Mr. Clinton and Vice President Al Gore joined volunteers at a Concord, Calif., high school who were wiring the school’s computers to accommodate access to the Internet.
This was supposed to illustrate the president’s recent pledge to invest $2 billion in federal money to have every classroom in the United States connected to the Internet by the year 2000.
Sound gimmicky? Of course. Which may account for the somewhat jaded news-media reporting buildup to the event.
The political press saw Mr. Clinton making yet one more pitch for support in the state with the most electoral votes. But even news stories that focused on NetDay and its laudatory goal seemed to accentuate the negative. The New York Times quoted educators who are dubious that putting an Internet-linked computer in every classroom will make much of a difference. A recent front-page article in The Los Angeles Times noted that many schools in Los Angeles couldn’t find sponsors to pay for the $400 NetDay wiring kits or the volunteers to help install them--a pity, given the magnitude of the challenge facing our schools as they try to prepare kids from poor minority or immigrant families for the high-tech jobs of the 21st century.
This challenge was underscored in an important report issued in February by the Tomas Rivera Center, a Latino public-policy think tank affiliated with the Claremont Colleges and the University of Texas.
Based on U.S. Census data, the report estimated that African-American and Latino youngsters lag four years behind their Anglo counterparts in school. Because of their parents’ low incomes and limited educations, young Latinos are less likely than young Anglos to have access to a computer at home; only one Latino household in eight has a home computer, half the number in non-Hispanic white households. So if there is hope for Latino kids becoming computer literate, the report concludes, it must start in the schools. They are “perhaps the central gateway through which Latinos can become full participants in the information society.”
The report urges high-tech companies to market their products more aggressively, and where possible more inexpensively, to minorities. And it calls for government policies that would ensure the widest possible public access to new information technologies.
Sound recommendations. But if I have come to one conclusion about the information and technology revolution, it is that government policies and corporate decisions will inevitably lag behind the efforts of the thousands of computer enthusiasts who worked that Saturday trying to get all California schools on the Net.
A perfect example of what can be accomplished by giving a kid just a small glimpse of his own possibilities is the computer whiz closest to me--my 12-year-old nephew Hugo Gutierrez, a 6th grader at Alisal Elementary School, a predominantly Latino school in Salinas, Calif.

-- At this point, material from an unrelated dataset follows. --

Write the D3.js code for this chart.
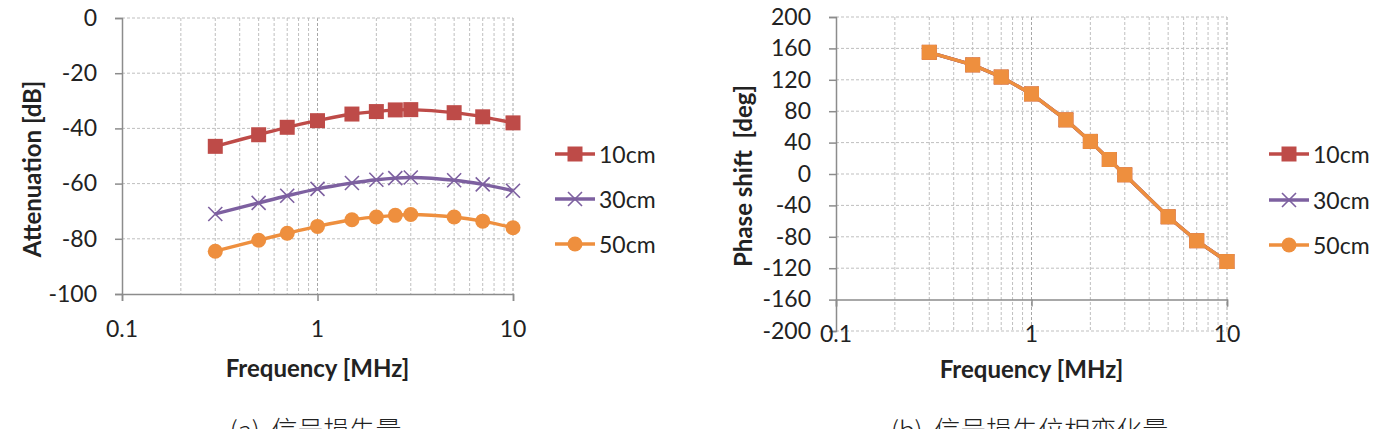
<!DOCTYPE html>
<html><head><meta charset="utf-8">
<script src="https://cdn.jsdelivr.net/npm/d3@7"></script>
<style>
html,body{margin:0;padding:0;background:#fff;}
svg{display:block;}
text{font-family:Lato,"Noto Sans",sans-serif;fill:#222;}
</style></head>
<body>
<svg id="c" width="1379" height="429"></svg>
<script>
const freqs = [0.3, 0.5, 0.7, 1, 1.5, 2, 2.5, 3, 5, 7, 10];
const seriesNames = ["10cm", "30cm", "50cm"];
const atten10 = [-46.5, -42.3, -39.6, -37.2, -34.8, -33.9, -33.3, -33.2, -34.3, -35.8, -38.0];
const atten30 = [-71.0, -67.0, -64.4, -61.9, -59.8, -58.6, -58.0, -57.8, -58.8, -60.3, -62.6];
const atten50 = [-84.5, -80.5, -78.0, -75.5, -73.1, -72.1, -71.5, -71.2, -72.1, -73.6, -76.0];
const phase10 = [155, 139, 123.5, 102, 69, 41.5, 18.5, -1, -54.5, -85, -111.5];
const phase30 = [155, 139, 123.5, 102, 69, 41.5, 18.5, -1, -54.5, -85, -111.5];
const phase50 = [155, 139, 123.5, 102, 69, 41.5, 18.5, -1, -54.5, -85, -111.5];
const xTicks = [0.1, 1, 10];
const xTickLabels = ["0.1", "1", "10"];
const attenTicks = [0, -20, -40, -60, -80, -100];
const phaseTicks = [200, 160, 120, 80, 40, 0, -40, -80, -120, -160, -200];
const colors = ["#BE4B48", "#7D60A0", "#EE8F3E"];
const captions = ["(a)  信号损失量", "(b)  信号损失位相变化量"];

const svg = d3.select("#c");
const minorTicks = [];
[0.1, 1].forEach(d => { for (let k = 2; k <= 9; k++) minorTicks.push(d * k); });

function markerPath(type, size) {
  if (type === "square") return d3.symbol(d3.symbolSquare, size * size)();
  if (type === "circle") return d3.symbol(d3.symbolCircle, Math.PI * (size / 2) * (size / 2))();
  const h = size / 2;
  return `M${-h},${-h}L${h},${h}M${-h},${h}L${h},${-h}`;
}

function drawChart(cfg) {
  const g = svg.append("g");
  const x = d3.scaleLog().domain([0.1, 10]).range([cfg.x0, cfg.x1]);
  const y = d3.scaleLinear().domain(cfg.yDomain).range([cfg.yBottom, cfg.yTop]);
  const grid = "#BFBFBF";
  g.append("g").selectAll("line").data(minorTicks.concat([1, 10])).join("line")
    .attr("x1", d => x(d)).attr("x2", d => x(d))
    .attr("y1", y(cfg.yDomain[1])).attr("y2", y(cfg.yDomain[0]))
    .attr("stroke", d => (d === 1 || d === 10) ? "#A6A6A6" : grid)
    .attr("stroke-width", 1).attr("stroke-dasharray", "3,2");
  g.append("g").selectAll("line").data(cfg.yTicks.filter(t => t !== cfg.axisAt)).join("line")
    .attr("x1", x(0.1)).attr("x2", x(10))
    .attr("y1", d => y(d)).attr("y2", d => y(d))
    .attr("stroke", grid).attr("stroke-width", 1).attr("stroke-dasharray", "3,2");
  const yAxis = d3.axisLeft(y).tickValues(cfg.yTicks).tickSize(7).tickPadding(cfg.yPad).tickFormat(d => String(d));
  const ya = g.append("g").attr("transform", `translate(${x(0.1)},0)`).call(yAxis);
  ya.select(".domain").attr("stroke", "#8C8C8C").attr("stroke-width", 1.5);
  ya.selectAll(".tick line").attr("stroke", "#8C8C8C").attr("stroke-width", 1.5);
  ya.selectAll("text").style("font-size", "23px").attr("fill", "#222").attr("font-family", "Lato");
  const xAxis = d3.axisBottom(x).tickValues(xTicks).tickSize(7).tickFormat(() => "");
  const xa = g.append("g").attr("transform", `translate(0,${y(cfg.axisAt)})`).call(xAxis);
  xa.select(".domain").attr("stroke", "#8C8C8C").attr("stroke-width", 1.5);
  xa.selectAll(".tick line").attr("stroke", "#8C8C8C").attr("stroke-width", 1.5);
  g.append("g").selectAll("text").data(xTicks).join("text")
    .attr("x", d => x(d)).attr("y", cfg.xLabelY)
    .attr("text-anchor", "middle").attr("dominant-baseline", "central")
    .style("font-size", "23px").text((d, i) => xTickLabels[i]);
  g.append("text").attr("x", (cfg.x0 + cfg.x1) / 2).attr("y", cfg.xTitleY)
    .attr("text-anchor", "middle").attr("dominant-baseline", "central")
    .style("font-size", "24px").style("font-weight", "bold").text("Frequency [MHz]");
  g.append("text").attr("transform", `translate(${cfg.yTitleX},${cfg.yTitleY}) rotate(-90)`)
    .attr("text-anchor", "middle").attr("dominant-baseline", "central")
    .style("font-size", "24px").style("font-weight", "bold").attr("xml:space", "preserve").text(cfg.yTitle);
  const line = d3.line().x(d => x(d[0])).y(d => y(d[1])).curve(cfg.curve);
  const markers = cfg.markers;
  cfg.series.forEach((vals, i) => {
    const pts = freqs.map((f, j) => [f, vals[j]]);
    g.append("path").datum(pts).attr("d", line).attr("fill", "none")
      .attr("stroke", colors[i]).attr("stroke-width", 3.4).attr("stroke-linejoin", "round");
    g.append("g").selectAll("path").data(pts).join("path")
      .attr("transform", d => `translate(${x(d[0])},${y(d[1])})`)
      .attr("d", markerPath(markers[i], markers[i] === "cross" ? 14 : 15))
      .attr("fill", markers[i] === "cross" ? "none" : colors[i])
      .attr("stroke", colors[i]).attr("stroke-width", markers[i] === "cross" ? 1.6 : 0);
  });
  const lg = g.append("g");
  seriesNames.forEach((name, i) => {
    const ly = cfg.legendY[i];
    lg.append("line").attr("x1", cfg.legendX).attr("x2", cfg.legendX + 40)
      .attr("y1", ly).attr("y2", ly).attr("stroke", colors[i]).attr("stroke-width", 3.4);
    const mk = ["square", "cross", "circle"][i];
    lg.append("path").attr("transform", `translate(${cfg.legendX + 20},${ly})`)
      .attr("d", markerPath(mk, mk === "cross" ? 14 : 15))
      .attr("fill", mk === "cross" ? "none" : colors[i])
      .attr("stroke", colors[i]).attr("stroke-width", mk === "cross" ? 1.6 : 0);
    lg.append("text").attr("x", cfg.legendX + 44).attr("y", ly)
      .attr("dominant-baseline", "central").style("font-size", "23px").text(name);
  });
  g.append("text").attr("x", (cfg.x0 + cfg.x1) / 2 - 2).attr("y", 416)
    .attr("text-anchor", "middle").attr("dominant-baseline", "hanging")
    .attr("xml:space", "preserve")
    .style("font-family", "'Noto Sans CJK SC'").style("font-size", "26px").style("font-weight", "300").attr("fill", "#333")
    .text(cfg.caption);
}

drawChart({
  x0: 122, x1: 513, yTop: 18, yBottom: 294, yDomain: [-100, 0],
  yTicks: attenTicks, axisAt: -100, xLabelY: 328, xTitleY: 367, yPad: 18,
  yTitle: "Attenuation [dB]", yTitleX: 31, yTitleY: 169,
  series: [atten10, atten30, atten50], markers: ["square", "cross", "circle"],
  curve: d3.curveCatmullRom.alpha(0.5),
  legendX: 555, legendY: [154, 199, 244], caption: captions[0]
});
drawChart({
  x0: 836, x1: 1227, yTop: 17, yBottom: 331, yDomain: [-200, 200],
  yTicks: phaseTicks, axisAt: -160, xLabelY: 333, xTitleY: 368, yPad: 18,
  yTitle: "Phase shift  [deg]", yTitleX: 742, yTitleY: 176,
  series: [phase10, phase30, phase50], markers: ["square", "cross", "square"],
  curve: d3.curveLinear,
  legendX: 1269, legendY: [154, 200, 245], caption: captions[1]
});
</script>
</body></html>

Hugo was first exposed to computers at school because, a few years back, the local Latino activists who took control of the Alisal district school board made getting their students on-line a top priority. Hugo did so well on the school machines that his parents decided to make the financial sacrifices it took to buy him a home computer. Now, he not only helps his Uncle Frank through the maze of the Internet, but some of his teachers, too.
If young Hugo can do it, so can the many other Latino kids who are as much a part of California’s future as are the high-tech industries that they will one day work for and run. Who knows? A youngster exposed to computers at school may become the engineer who some day designs the personal computer that even the poorest family can afford to have at home.